Income Taxes: The Companys effective income tax provision rate was 35.08% for the year ended December 31, 2004, a decrease of 99 basis points from the effective income tax provision rate of 36.07% for the year ended December 31, 2003. The reduction in the effective income tax provision rate resulted partially from an increase in foreign income, which is taxed at lower income tax rates than the statutory U.S. income tax rates. Also, the favorable resolution of several state income tax issues in the current year and the increase in taxable income over non-tax deductible items between the two periods decreased the effective income tax provision rate.
Income tax expense for 2004 includes approximately $1.2 million of income tax benefits resulting from the reversal of income tax contingencies.
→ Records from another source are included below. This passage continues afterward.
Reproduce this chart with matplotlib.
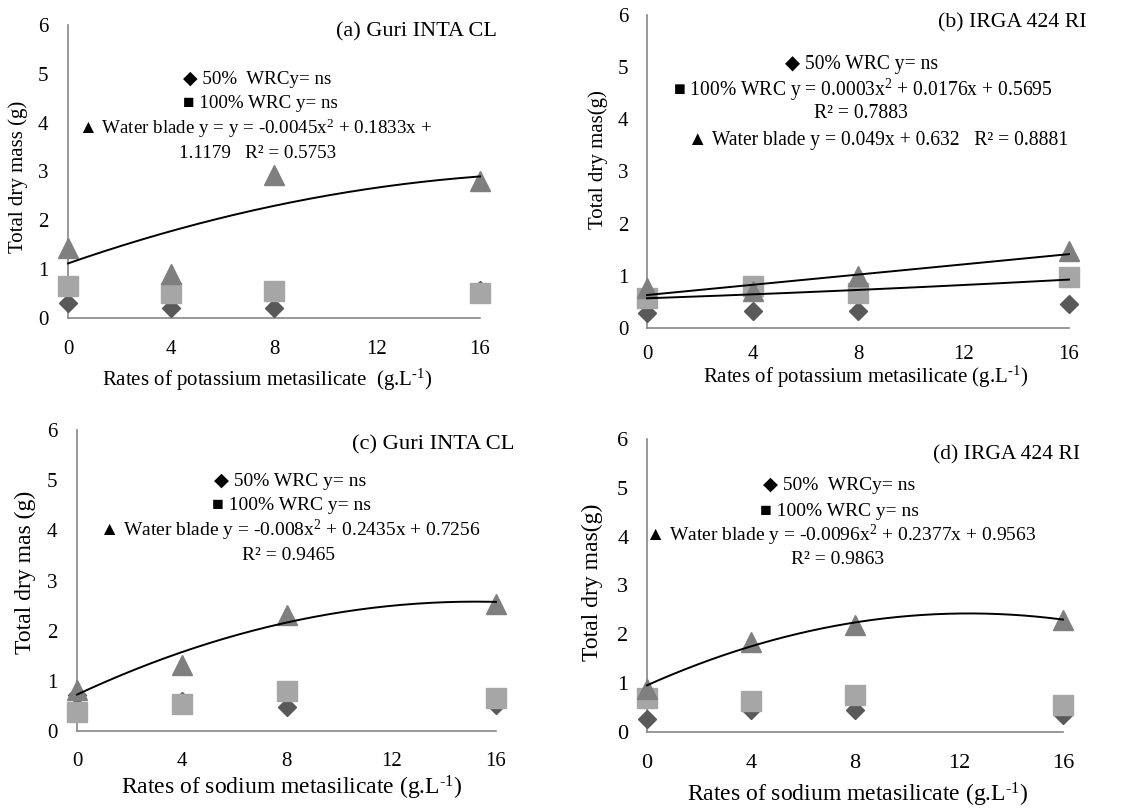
import matplotlib
matplotlib.use("Agg")
import matplotlib.pyplot as plt
import numpy as np

plt.rcParams['font.family'] = ['Liberation Serif', 'DejaVu Sans']
plt.rcParams['mathtext.fontset'] = 'custom'
plt.rcParams['mathtext.rm'] = 'Liberation Serif'
plt.rcParams['mathtext.it'] = 'Liberation Serif:italic'
plt.rcParams['mathtext.bf'] = 'Liberation Serif:bold'

W, H = 1143, 809

rates = [0, 4, 8, 16]

# (a) Guri INTA CL, potassium metasilicate
a_50 = [0.31, 0.20, 0.20, 0.58]
a_100 = [0.66, 0.51, 0.55, 0.52]
a_wb = [1.43, 0.90, 2.93, 2.80]
# (b) IRGA 424 RI, potassium metasilicate
b_50 = [0.29, 0.32, 0.32, 0.46]
b_100 = [0.57, 0.80, 0.67, 0.97]
b_wb = [0.77, 0.70, 1.00, 1.47]
# (c) Guri INTA CL, sodium metasilicate
c_50 = [0.72, 0.60, 0.48, 0.52]
c_100 = [0.37, 0.54, 0.80, 0.66]
c_wb = [0.82, 1.32, 2.31, 2.53]
# (d) IRGA 424 RI, sodium metasilicate
d_50 = [0.27, 0.45, 0.45, 0.35]
d_100 = [0.70, 0.63, 0.75, 0.55]
d_wb = [0.89, 1.85, 2.19, 2.29]

# fitted trend-line coefficients (c2, c1, c0)
a_fit = [(-0.0045, 0.1833, 1.1179)]
b_fit = [(0.0003, 0.0176, 0.5695), (0.0, 0.049, 0.632)]
c_fit = [(-0.008, 0.2435, 0.7256)]
d_fit = [(-0.0096, 0.2377, 0.9563)]

xticks = [0, 4, 8, 12, 16]
yticks = [0, 1, 2, 3, 4, 5, 6]

titles = ["(a) Guri INTA CL", "(b) IRGA 424 RI", "(c) Guri INTA CL", "(d) IRGA 424 RI"]
ylabels = ["Total dry mass (g)", "Total dry mas(g)", "Total dry mas (g)", "Total dry mas(g)"]
xlabels = ["Rates of potassium metasilicate  (g.L$^{\\text{-}1}$)",
           "Rates of potassium metasilicate (g.L$^{\\text{-}1}$)",
           "Rates of sodium metasilicate (g.L$^{\\text{-}1}$)",
           "Rates of sodium metasilicate (g.L$^{\\text{-}1}$)"]
annots = [
    ["\u25c6 50%  WRCy= ns", "\u25a0 100% WRC y= ns",
     "\u25b2 Water blade y = y = -0.0045x$^{2}$ + 0.1833x +", "1.1179   R\u00b2 = 0.5753"],
    ["\u25c6 50% WRC y= ns", "\u25a0 100% WRC y = 0.0003x$^{2}$ + 0.0176x + 0.5695",
     "R\u00b2 = 0.7883", "\u25b2 Water blade y = 0.049x + 0.632   R\u00b2 = 0.8881"],
    ["\u25c6 50% WRC y= ns", "\u25a0 100% WRC y= ns",
     "\u25b2 Water blade y = -0.008x$^{2}$ + 0.2435x + 0.7256", "R\u00b2 = 0.9465"],
    ["\u25c6 50%  WRCy= ns", "\u25a0 100% WRC y= ns",
     "\u25b2 Water blade y = -0.0096x$^{2}$ + 0.2377x + 0.9563", "R\u00b2 = 0.9863"],
]

# layout in pixels: (left, right, top, bottom) of axes
boxes = [(68, 480, 25, 318), (647, 1069, 15, 328), (77, 496, 430, 731), (647, 1063, 439, 732)]
title_pos = [(497, 32), (1087, 23), (515, 445), (1080, 455)]
annot_pos = [
    [(257, 80), (260, 104), (255, 128), (258, 153)],
    [(862, 65), (863, 90), (861, 113), (878, 140)],
    [(290, 481), (291, 505), (290, 530), (288, 555)],
    [(839, 486), (840, 511), (841, 535), (838, 560)],
]
ylab_pos = [(18, 177), (598, 160), (25, 572), (592, 582)]
xlab_pos = [(267, 380), (866, 377), (292, 788), (858, 795)]
xpad = [16, 12, 15, 16]
ypad = [14, 13.5, 14, 13.5]
label_fs = [15, 15, 17, 17]
tick_fs = [15, 15, 15, 16]
annot_fs = [13.7, 14.1, 14, 14]
title_fs = [16, 15.7, 16.2, 15.6]

data = [(a_50, a_100, a_wb, a_fit), (b_50, b_100, b_wb, b_fit),
        (c_50, c_100, c_wb, c_fit), (d_50, d_100, d_wb, d_fit)]

fig = plt.figure(figsize=(W / 100, H / 100), dpi=100)

def fx(x):
    return x / W

def fy(y):
    return 1 - y / H

for i in range(4):
    l, r, t, b = boxes[i]
    ax = fig.add_axes([fx(l), fy(b), (r - l) / W, (b - t) / H])
    s50, s100, swb, fits = data[i]
    ax.plot(rates, s50, linestyle='none', marker='D', ms=9, color='#595959', clip_on=False, zorder=3)
    ax.plot(rates, s100, linestyle='none', marker='s', ms=14, color='#a6a6a6', clip_on=False, zorder=4)
    ax.plot(rates, swb, linestyle='none', marker='^', ms=15, color='#7f7f7f', clip_on=False, zorder=5)
    xs = np.linspace(0, 16, 200)
    for c2, c1, c0 in fits:
        ax.plot(xs, c2 * xs ** 2 + c1 * xs + c0, color='black', lw=1.4, zorder=6, clip_on=False)
    ax.set_xlim(0, 16)
    ax.set_ylim(0, 6)
    ax.set_xticks(xticks)
    ax.set_yticks(yticks)
    for sp in ['top', 'right']:
        ax.spines[sp].set_visible(False)
    for sp in ['left', 'bottom']:
        ax.spines[sp].set_color('#868686')
        ax.spines[sp].set_linewidth(1.2)
    ax.tick_params(axis='x', length=0, pad=xpad[i], labelsize=tick_fs[i])
    ax.tick_params(axis='y', length=0, pad=ypad[i], labelsize=tick_fs[i])
    ax.patch.set_alpha(0)

    fig.text(fx(title_pos[i][0]), fy(title_pos[i][1]), titles[i], ha='right', va='center',
             fontsize=title_fs[i])
    for txt, (px, py) in zip(annots[i], annot_pos[i]):
        fig.text(fx(px), fy(py), txt, ha='center', va='center', fontsize=annot_fs[i])
    fig.text(fx(ylab_pos[i][0]), fy(ylab_pos[i][1]), ylabels[i], rotation=90,
             ha='center', va='center', fontsize=label_fs[i])
    fig.text(fx(xlab_pos[i][0]), fy(xlab_pos[i][1]), xlabels[i], ha='center', va='center',
             fontsize=label_fs[i])

fig.savefig("out.png", dpi=100)
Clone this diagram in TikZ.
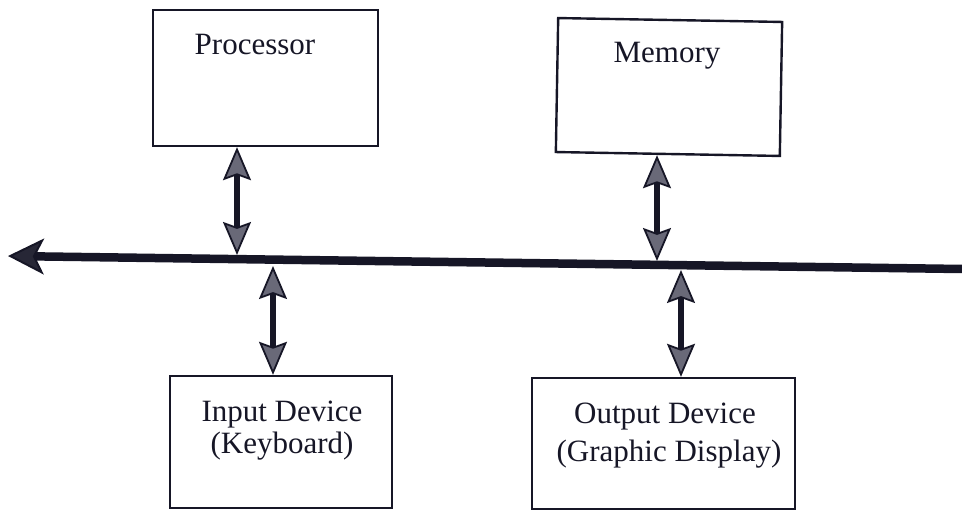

Income tax expense for 2003 includes $1.5 million of provisions for income tax contingencies. Depending upon the outcome of certain income tax contingencies during 2005, up to $6.6 million of income tax benefits may be reflected in our 2005 results of operations.
Net income for fiscal 2004 increased by 3.5% to $74.3 million, and diluted earnings per share increased 9.7% to $2.15 in 2004 from $1.96 reported for 2003. A portion of the increase in diluted earnings per share is attributable to stock repurchases made by the Company in 2004 and prior years.